> **Records**
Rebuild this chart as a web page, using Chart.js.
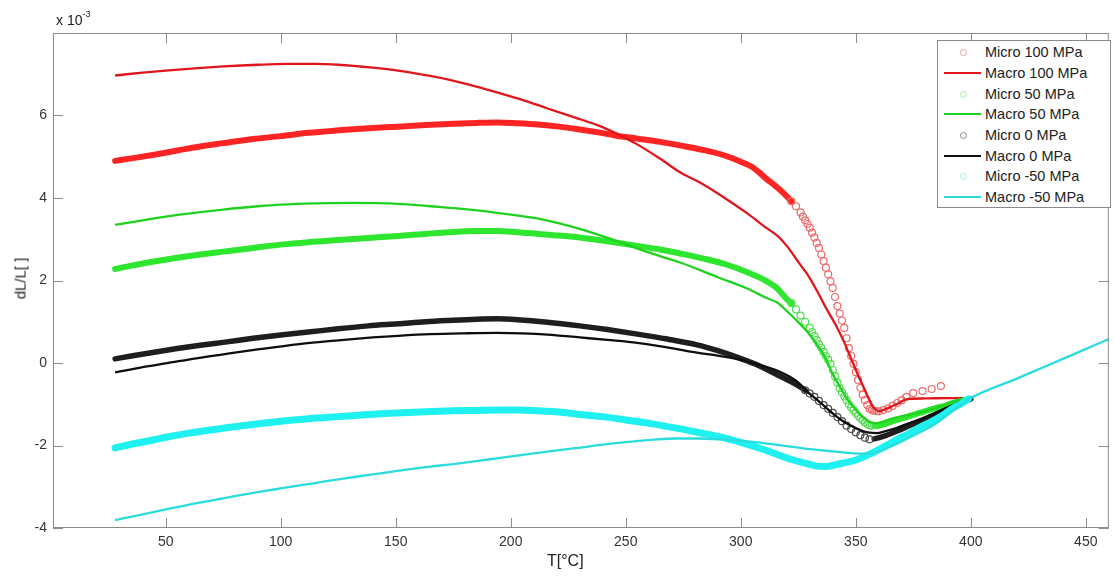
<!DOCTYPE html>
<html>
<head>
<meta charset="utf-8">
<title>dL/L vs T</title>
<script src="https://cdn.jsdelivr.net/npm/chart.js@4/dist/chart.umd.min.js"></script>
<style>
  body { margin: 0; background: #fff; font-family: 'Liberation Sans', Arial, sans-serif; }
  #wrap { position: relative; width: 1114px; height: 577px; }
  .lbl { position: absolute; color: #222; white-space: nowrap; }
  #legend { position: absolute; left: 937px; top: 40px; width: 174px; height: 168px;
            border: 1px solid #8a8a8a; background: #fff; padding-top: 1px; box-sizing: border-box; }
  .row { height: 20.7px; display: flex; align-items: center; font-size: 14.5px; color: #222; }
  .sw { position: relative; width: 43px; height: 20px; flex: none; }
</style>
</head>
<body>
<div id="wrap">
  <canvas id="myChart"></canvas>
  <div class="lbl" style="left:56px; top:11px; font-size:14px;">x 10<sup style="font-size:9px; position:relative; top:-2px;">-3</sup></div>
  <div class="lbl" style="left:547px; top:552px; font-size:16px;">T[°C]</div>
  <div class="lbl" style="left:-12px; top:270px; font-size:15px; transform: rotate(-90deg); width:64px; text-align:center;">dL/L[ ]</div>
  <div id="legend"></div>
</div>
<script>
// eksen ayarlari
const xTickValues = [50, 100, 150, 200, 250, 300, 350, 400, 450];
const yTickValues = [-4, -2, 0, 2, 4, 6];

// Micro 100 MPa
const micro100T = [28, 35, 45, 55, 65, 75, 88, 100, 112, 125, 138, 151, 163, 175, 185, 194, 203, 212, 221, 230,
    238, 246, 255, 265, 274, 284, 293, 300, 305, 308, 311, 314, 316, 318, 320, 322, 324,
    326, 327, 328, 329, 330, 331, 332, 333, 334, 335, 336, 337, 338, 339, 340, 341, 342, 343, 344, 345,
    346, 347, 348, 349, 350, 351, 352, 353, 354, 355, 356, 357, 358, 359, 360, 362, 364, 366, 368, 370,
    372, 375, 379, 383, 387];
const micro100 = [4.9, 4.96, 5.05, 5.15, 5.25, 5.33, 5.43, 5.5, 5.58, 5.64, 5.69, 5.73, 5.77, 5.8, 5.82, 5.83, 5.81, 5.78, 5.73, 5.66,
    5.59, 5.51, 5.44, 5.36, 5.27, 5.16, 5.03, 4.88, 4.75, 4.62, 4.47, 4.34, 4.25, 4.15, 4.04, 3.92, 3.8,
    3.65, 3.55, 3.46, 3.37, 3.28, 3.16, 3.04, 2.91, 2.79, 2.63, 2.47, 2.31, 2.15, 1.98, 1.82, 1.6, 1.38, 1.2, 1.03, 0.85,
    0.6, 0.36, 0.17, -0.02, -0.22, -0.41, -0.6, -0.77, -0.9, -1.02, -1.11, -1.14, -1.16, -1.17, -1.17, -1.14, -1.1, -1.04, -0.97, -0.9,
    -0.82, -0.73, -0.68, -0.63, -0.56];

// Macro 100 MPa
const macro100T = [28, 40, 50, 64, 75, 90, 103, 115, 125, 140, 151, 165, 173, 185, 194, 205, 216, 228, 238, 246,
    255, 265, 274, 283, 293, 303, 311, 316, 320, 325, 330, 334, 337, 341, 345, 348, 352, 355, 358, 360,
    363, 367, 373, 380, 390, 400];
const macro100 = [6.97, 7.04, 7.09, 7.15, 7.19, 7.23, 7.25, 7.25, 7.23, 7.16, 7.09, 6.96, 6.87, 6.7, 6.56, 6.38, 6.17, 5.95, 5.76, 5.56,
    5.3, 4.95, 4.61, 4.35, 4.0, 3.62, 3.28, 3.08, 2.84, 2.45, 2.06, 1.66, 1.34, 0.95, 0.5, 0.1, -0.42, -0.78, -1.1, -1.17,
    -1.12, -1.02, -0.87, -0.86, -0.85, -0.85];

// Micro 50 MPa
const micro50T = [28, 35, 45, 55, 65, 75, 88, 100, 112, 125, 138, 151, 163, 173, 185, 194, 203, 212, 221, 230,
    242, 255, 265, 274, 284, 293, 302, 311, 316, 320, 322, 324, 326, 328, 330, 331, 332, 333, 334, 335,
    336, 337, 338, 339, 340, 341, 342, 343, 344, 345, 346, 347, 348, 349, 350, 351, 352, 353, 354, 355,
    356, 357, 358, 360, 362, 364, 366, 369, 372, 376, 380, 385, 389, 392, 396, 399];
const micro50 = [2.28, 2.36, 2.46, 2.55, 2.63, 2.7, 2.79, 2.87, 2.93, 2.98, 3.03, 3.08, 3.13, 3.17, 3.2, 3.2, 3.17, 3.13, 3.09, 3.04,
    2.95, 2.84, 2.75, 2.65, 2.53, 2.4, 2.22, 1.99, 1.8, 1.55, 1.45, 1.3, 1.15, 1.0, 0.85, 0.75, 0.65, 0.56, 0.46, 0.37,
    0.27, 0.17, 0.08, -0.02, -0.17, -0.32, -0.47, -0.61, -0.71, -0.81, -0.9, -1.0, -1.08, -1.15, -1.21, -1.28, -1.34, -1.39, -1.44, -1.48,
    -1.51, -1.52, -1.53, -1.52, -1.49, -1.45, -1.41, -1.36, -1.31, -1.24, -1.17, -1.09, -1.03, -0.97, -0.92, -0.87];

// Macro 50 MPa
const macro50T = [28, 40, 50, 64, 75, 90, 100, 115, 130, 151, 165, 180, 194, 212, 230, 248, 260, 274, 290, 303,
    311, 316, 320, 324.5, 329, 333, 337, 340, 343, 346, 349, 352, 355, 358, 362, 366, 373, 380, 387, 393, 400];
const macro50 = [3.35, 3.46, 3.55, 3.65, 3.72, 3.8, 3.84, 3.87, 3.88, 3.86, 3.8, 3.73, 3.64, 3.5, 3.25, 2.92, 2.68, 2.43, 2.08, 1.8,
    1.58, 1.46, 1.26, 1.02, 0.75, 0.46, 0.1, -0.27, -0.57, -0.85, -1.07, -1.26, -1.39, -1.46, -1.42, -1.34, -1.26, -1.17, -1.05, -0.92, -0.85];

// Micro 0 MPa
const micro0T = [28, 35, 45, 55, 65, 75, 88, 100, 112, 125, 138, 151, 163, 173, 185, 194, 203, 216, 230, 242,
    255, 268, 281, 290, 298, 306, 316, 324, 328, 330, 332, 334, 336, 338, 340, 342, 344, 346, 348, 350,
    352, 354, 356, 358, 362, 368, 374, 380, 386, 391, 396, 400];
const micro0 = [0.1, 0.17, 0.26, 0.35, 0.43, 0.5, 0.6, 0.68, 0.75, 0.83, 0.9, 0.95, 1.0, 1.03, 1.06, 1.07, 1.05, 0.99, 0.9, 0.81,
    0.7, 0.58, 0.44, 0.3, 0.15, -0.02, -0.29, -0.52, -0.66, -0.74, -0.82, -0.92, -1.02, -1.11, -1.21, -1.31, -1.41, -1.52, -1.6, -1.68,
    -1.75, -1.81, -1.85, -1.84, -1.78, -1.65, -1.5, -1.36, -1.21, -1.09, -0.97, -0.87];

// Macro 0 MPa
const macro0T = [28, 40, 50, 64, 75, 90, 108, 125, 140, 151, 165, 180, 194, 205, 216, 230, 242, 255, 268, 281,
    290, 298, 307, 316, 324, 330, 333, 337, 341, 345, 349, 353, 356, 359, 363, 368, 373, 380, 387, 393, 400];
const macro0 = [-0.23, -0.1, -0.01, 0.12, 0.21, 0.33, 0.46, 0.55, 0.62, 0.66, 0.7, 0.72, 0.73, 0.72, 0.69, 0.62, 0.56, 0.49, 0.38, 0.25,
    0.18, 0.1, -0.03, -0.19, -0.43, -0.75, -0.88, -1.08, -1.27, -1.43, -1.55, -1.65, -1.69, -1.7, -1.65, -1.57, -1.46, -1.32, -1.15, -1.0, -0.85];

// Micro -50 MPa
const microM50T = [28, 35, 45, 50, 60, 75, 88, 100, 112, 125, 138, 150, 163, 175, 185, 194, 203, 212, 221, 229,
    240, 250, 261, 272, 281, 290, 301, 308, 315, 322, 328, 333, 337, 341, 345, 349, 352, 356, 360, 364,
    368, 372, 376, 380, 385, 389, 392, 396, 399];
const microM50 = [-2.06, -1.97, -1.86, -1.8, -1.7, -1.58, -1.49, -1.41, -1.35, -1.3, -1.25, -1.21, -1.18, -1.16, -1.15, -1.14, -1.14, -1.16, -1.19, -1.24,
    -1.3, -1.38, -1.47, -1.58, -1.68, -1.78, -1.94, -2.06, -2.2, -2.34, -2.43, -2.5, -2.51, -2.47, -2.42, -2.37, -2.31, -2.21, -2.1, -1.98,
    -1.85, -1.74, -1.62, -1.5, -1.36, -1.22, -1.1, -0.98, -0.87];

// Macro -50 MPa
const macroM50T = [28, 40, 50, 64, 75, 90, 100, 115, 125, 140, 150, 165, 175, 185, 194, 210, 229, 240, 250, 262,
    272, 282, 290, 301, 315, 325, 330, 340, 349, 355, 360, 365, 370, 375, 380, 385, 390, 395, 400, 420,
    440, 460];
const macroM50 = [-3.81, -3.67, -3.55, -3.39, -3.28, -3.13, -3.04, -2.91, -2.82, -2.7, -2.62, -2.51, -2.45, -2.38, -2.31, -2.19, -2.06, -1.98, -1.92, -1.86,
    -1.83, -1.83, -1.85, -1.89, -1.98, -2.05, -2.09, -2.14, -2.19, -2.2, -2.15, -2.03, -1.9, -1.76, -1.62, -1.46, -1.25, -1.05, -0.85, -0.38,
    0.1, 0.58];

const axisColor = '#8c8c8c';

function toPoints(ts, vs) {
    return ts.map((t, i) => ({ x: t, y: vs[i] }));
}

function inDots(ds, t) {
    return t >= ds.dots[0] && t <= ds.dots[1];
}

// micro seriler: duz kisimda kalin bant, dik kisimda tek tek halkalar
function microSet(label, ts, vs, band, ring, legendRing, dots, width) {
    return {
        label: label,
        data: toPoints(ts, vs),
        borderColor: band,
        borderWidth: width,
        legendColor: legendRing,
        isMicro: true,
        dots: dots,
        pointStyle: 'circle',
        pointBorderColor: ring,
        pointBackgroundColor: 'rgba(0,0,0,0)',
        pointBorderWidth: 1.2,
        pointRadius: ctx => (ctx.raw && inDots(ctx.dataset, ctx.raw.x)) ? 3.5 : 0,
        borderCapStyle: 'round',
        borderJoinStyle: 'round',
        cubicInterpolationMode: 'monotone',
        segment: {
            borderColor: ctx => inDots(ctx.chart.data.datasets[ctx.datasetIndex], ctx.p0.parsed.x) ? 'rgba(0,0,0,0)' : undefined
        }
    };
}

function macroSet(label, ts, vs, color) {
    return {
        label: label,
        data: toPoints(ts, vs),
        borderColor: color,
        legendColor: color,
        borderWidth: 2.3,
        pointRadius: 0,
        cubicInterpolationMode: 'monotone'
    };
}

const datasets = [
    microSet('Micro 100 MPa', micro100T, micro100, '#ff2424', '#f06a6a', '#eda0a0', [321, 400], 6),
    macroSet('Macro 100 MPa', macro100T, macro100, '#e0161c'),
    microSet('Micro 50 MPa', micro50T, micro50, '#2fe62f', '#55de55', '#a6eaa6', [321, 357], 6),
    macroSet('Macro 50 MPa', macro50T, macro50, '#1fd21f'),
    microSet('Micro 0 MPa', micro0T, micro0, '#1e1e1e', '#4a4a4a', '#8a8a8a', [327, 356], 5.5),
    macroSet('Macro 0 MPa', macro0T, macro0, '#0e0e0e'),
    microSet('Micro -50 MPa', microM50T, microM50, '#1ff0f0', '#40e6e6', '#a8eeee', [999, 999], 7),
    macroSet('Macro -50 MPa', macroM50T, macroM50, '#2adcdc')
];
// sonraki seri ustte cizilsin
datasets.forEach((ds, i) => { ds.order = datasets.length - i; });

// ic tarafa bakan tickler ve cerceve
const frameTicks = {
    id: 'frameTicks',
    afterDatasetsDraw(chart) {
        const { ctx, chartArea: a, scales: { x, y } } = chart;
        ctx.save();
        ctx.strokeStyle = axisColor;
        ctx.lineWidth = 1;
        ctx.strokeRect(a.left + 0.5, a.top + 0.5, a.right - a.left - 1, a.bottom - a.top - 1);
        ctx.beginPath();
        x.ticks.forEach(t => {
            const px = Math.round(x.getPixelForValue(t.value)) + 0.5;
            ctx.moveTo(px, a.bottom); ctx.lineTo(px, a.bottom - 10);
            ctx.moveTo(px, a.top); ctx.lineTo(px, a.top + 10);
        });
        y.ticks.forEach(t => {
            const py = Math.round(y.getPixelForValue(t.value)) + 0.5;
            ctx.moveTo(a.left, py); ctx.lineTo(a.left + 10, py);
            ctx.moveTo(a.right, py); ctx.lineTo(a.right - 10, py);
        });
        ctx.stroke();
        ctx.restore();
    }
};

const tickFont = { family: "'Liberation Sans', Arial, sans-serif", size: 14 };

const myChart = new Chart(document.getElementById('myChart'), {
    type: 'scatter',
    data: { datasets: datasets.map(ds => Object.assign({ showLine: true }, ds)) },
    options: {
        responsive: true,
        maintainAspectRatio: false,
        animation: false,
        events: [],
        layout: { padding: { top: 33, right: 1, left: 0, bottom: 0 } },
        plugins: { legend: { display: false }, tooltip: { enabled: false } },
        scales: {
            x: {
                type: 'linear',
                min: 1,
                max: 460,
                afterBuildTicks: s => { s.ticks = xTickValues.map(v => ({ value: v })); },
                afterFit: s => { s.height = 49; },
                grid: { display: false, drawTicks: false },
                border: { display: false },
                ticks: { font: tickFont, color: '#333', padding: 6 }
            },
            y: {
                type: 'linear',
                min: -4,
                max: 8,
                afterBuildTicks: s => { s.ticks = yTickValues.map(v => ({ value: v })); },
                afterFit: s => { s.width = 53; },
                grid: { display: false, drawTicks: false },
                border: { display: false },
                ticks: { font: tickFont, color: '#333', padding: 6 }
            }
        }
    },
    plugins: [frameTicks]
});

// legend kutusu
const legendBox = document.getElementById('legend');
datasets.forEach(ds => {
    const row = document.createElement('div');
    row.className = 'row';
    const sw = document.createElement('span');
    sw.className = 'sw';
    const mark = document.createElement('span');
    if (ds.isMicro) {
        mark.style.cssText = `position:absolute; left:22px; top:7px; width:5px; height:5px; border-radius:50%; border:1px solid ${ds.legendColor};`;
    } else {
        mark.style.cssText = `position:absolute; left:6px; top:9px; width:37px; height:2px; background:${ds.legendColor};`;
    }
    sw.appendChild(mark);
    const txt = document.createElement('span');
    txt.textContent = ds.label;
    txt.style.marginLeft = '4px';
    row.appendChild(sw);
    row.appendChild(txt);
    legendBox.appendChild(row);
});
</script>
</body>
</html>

* * *

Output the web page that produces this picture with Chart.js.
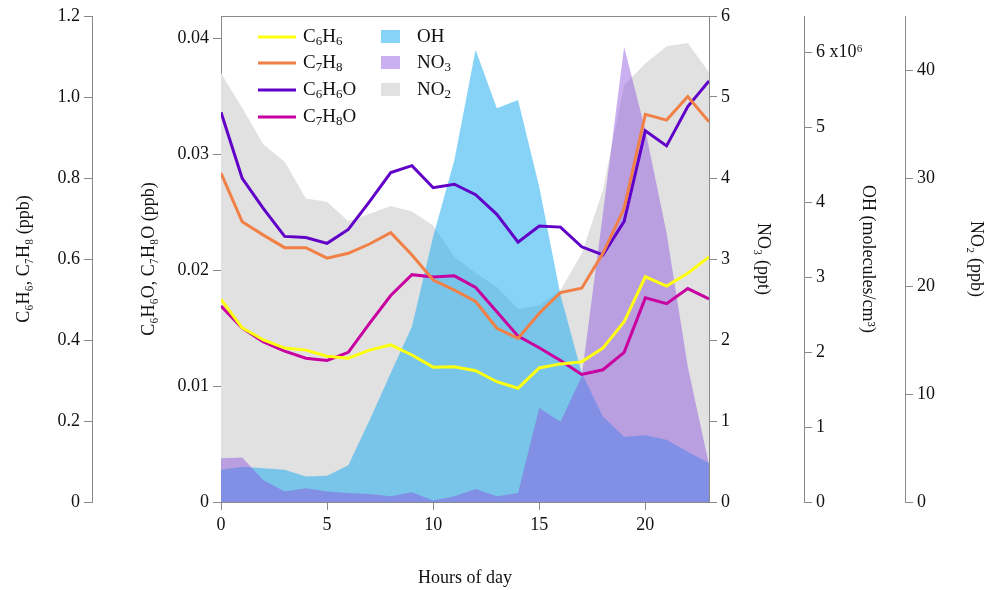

---

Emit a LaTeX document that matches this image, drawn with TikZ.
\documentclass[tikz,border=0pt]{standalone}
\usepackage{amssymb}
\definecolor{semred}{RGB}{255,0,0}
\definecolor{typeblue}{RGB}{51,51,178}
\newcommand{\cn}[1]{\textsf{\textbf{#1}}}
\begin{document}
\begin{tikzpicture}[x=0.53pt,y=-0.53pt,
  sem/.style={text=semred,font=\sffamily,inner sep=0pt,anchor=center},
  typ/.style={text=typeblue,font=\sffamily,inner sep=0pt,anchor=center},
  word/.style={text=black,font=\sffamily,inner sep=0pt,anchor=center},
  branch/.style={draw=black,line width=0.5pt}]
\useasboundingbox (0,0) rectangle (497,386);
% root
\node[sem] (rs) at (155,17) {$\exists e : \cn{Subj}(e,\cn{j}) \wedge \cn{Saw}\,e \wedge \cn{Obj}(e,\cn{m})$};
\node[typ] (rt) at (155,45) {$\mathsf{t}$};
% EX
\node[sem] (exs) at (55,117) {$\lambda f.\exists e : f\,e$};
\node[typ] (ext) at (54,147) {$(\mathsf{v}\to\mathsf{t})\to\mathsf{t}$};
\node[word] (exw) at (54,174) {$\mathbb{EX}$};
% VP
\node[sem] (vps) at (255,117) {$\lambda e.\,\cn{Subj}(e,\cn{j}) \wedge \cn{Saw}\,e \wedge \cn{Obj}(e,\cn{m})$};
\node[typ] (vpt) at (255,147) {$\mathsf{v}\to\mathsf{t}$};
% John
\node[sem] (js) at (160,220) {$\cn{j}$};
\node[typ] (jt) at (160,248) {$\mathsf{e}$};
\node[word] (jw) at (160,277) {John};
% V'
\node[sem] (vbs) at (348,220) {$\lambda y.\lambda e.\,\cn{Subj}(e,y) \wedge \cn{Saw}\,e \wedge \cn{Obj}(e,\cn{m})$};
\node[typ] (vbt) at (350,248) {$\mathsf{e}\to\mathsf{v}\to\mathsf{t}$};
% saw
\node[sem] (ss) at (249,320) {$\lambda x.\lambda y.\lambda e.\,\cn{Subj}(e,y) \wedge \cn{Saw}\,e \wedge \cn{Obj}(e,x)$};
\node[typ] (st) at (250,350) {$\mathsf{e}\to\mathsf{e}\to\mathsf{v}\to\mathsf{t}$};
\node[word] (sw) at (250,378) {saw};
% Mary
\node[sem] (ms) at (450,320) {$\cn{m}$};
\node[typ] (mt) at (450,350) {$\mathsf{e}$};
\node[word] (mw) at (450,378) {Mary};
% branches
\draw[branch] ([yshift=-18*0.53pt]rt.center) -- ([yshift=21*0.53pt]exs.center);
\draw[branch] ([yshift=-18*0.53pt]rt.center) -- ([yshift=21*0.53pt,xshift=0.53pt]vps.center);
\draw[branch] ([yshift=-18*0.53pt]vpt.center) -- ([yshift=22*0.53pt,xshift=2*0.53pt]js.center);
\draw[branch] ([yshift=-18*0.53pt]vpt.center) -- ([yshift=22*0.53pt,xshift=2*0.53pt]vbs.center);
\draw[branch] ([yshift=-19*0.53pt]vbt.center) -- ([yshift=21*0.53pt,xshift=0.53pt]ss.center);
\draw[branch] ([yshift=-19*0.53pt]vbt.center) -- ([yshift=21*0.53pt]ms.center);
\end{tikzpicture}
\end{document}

> **Task brief**
Copy out every line in the listing where the word "page" appears.

> **Answer for this exercise**
Rebuild this chart as a web page, using Chart.js.
Output the web page that produces this picture with Chart.js.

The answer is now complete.